Beyond the immediate loss of a sale, the financial consequences of a chargeback can be devastating for a merchant’s bottom line; what are the specific layers of cost that contribute to this burden, and how does it ultimately affect the honest shopper?

A common misconception is that a chargeback only costs the merchant the value of the original transaction, but the actual financial impact multiplies quite rapidly through several different layers. Merchants are forced to absorb the loss of the physical merchandise, the original transaction revenue, and the inevitable chargeback fees, all while paying for fraud-prevention tools and the specialized labor required to investigate and respond to these disputes. This cumulative pressure is reflected in the fact that 38% of respondents now admit that the costs associated with chargebacks have directly influenced the prices they charge for goods and services. It is a frustrating cycle where honest customers are essentially left to shoulder the burden through higher price tags or much stricter return policies that make shopping less convenient.

With more than two-thirds of merchants now looking toward technology for help, how is artificial intelligence redefining the battlefield for fraud prevention and what does the current adoption rate suggest about the industry’s future?

We are seeing a massive shift toward automation because human teams simply cannot keep pace with the volume of disputes, leading about two-thirds of merchants to either use or plan for AI-based fraud-prevention tools. Currently, 26.7% of merchants have already integrated these advanced systems into their workflows, while another 37% are actively planning to adopt them in the near future. These tools allow for a more sophisticated analysis of transaction data, helping to identify patterns of refund abuse that might otherwise go unnoticed. As the industry realizes that over 61% of these types of returns have increased in the past three years, the move toward AI feels less like an optional upgrade and more like a necessary survival tactic.

Newer payment innovations like Buy Now, Pay Later have become very popular for their convenience, yet they seem to bring a unique set of challenges; why are merchants so wary of these systems when it comes to dispute management?
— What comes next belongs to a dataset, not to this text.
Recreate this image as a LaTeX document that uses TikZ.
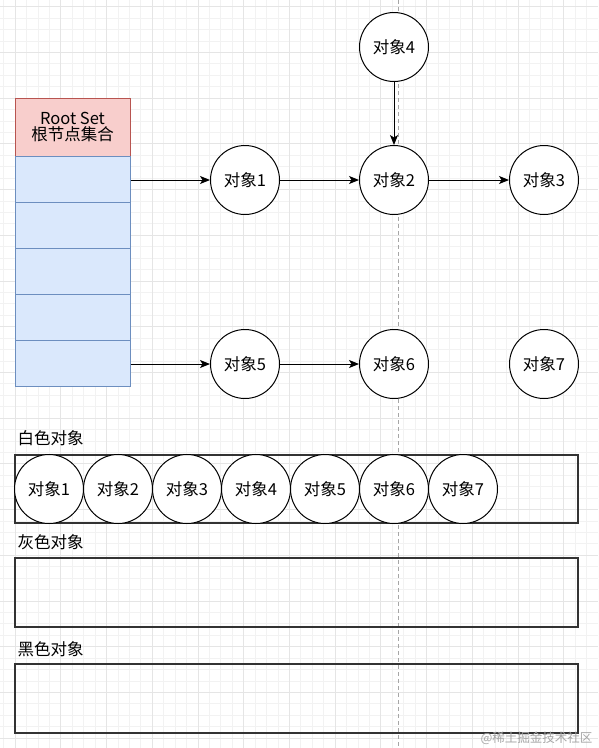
\documentclass[tikz,border=0pt]{standalone}
\usepackage{fontspec}
\setmainfont{Noto Sans CJK SC}
\usetikzlibrary{arrows.meta}
\definecolor{rootfill}{HTML}{F8CECC}
\definecolor{rootline}{HTML}{B85450}
\definecolor{cellfill}{HTML}{DAE8FC}
\definecolor{cellline}{HTML}{6C8EBF}
\begin{document}
\begin{tikzpicture}[x=1pt,y=-1pt,>={Stealth[length=10pt,width=8pt,inset=2.5pt]},
  font=\fontsize{16.5}{19}\selectfont,
  obj/.style={circle,draw,fill=white,line width=1pt,minimum size=69pt,inner sep=0pt},
  rootbox/.style={draw=rootline,fill=rootfill,line width=1pt,minimum width=115pt,minimum height=58pt,align=center,inner sep=0pt},
  cellbox/.style={draw=cellline,fill=cellfill,line width=1pt,minimum width=115pt,minimum height=46pt,inner sep=0pt},
  setbox/.style={draw=black!80,line width=1.1pt},
  link/.style={->,line width=1pt}]
\useasboundingbox (0,0) rectangle (598,748);
\fill[white] (0,0) rectangle (598,748);
% background grid
\begin{scope}
\clip (0,0) rectangle (598,748);
\foreach \i in {-2,...,52} \draw[black!5,line width=0.6pt] (15+11.43*\i,0)--(15+11.43*\i,748);
\foreach \i in {-9,...,57} \draw[black!5,line width=0.6pt] (0,98+11.43*\i)--(598,98+11.43*\i);
\foreach \i in {-1,...,13} \draw[black!10,line width=0.6pt] (15+45.72*\i,0)--(15+45.72*\i,748);
\foreach \i in {-3,...,15} \draw[black!10,line width=0.6pt] (0,98+45.72*\i)--(598,98+45.72*\i);
\end{scope}
\draw[black!35,dashed,dash pattern=on 4pt off 3pt,line width=0.6pt] (398,0)--(398,748);
% root set
\node[rootbox] (root) at (72.5,127) {Root Set\\[-3pt]根节点集合};
\foreach \i in {1,...,5} \node[cellbox] (c\i) at (72.5,179+46*\i-46) {};
% objects
\node[obj] (o1) at (245,180) {对象1};
\node[obj] (o2) at (394,180) {对象2};
\node[obj] (o3) at (544,180) {对象3};
\node[obj] (o4) at (394,47) {对象4};
\node[obj] (o5) at (245,364) {对象5};
\node[obj] (o6) at (394,364) {对象6};
\node[obj] (o7) at (544,364) {对象7};
\draw[link] (c1.east|-o1) -- (o1);
\draw[link] (c5.east|-o5) -- (o5);
\draw[link] (o1) -- (o2);
\draw[link] (o2) -- (o3);
\draw[link] (o4) -- (o2);
\draw[link] (o5) -- (o6);
% colour sets
\node[anchor=west] (lw) at (14,438) {白色对象};
\draw[setbox] (15,455) rectangle (578,523);
\foreach \i in {1,...,7} \node[obj] (w\i) at (49+69*\i-69,489) {对象\i};
\node[anchor=west] (lg) at (14,542) {灰色对象};
\draw[setbox] (15,558) rectangle (578,627);
\node[anchor=west] (lb) at (14,649) {黑色对象};
\draw[setbox] (15,664) rectangle (578,733);
\node[anchor=east,text=black!35,font=\fontsize{12.5}{14}\selectfont] (mark) at (596,738) {@稀土掘金技术社区};
\end{tikzpicture}
\end{document}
While nearly a fifth of merchants, roughly 19.1%, have embraced Buy Now, Pay Later options to meet consumer demand for flexibility, there is a deep-seated apprehension about the vulnerabilities these systems introduce. Approximately 40% of merchants believe that accepting these types of payments significantly increases their exposure to chargebacks and potential fraud. The concern is that these “customer-friendly” processes, while great for conversion, are being exploited by individuals looking to bypass traditional payment security. This creates a delicate balancing act for retailers who want to provide a seamless checkout experience but are terrified of the refund abuse that often follows these modern payment trends.

What is your forecast for the evolution of fraud prevention in the retail sector over the next few years?

I anticipate that we will see an environment where artificial intelligence becomes the absolute standard for every transaction, rather than a luxury for the top tier of enterprise retailers. As the 2026 data suggests a continued rise in dispute complexity, merchants will likely move away from reactive policies and toward predictive models that can flag potential friendly fraud before a shipment even leaves the warehouse. We will also see a much more transparent dialogue between retailers and consumers regarding the cost of these disputes, as businesses try to justify the stricter verification steps and pricing adjustments required to remain profitable. Ultimately, the survival of many digital brands will depend on their ability to bridge the gap between providing a friction-free shopping experience and maintaining a rigorous, tech-driven defense against the rising tide of illegitimate claims.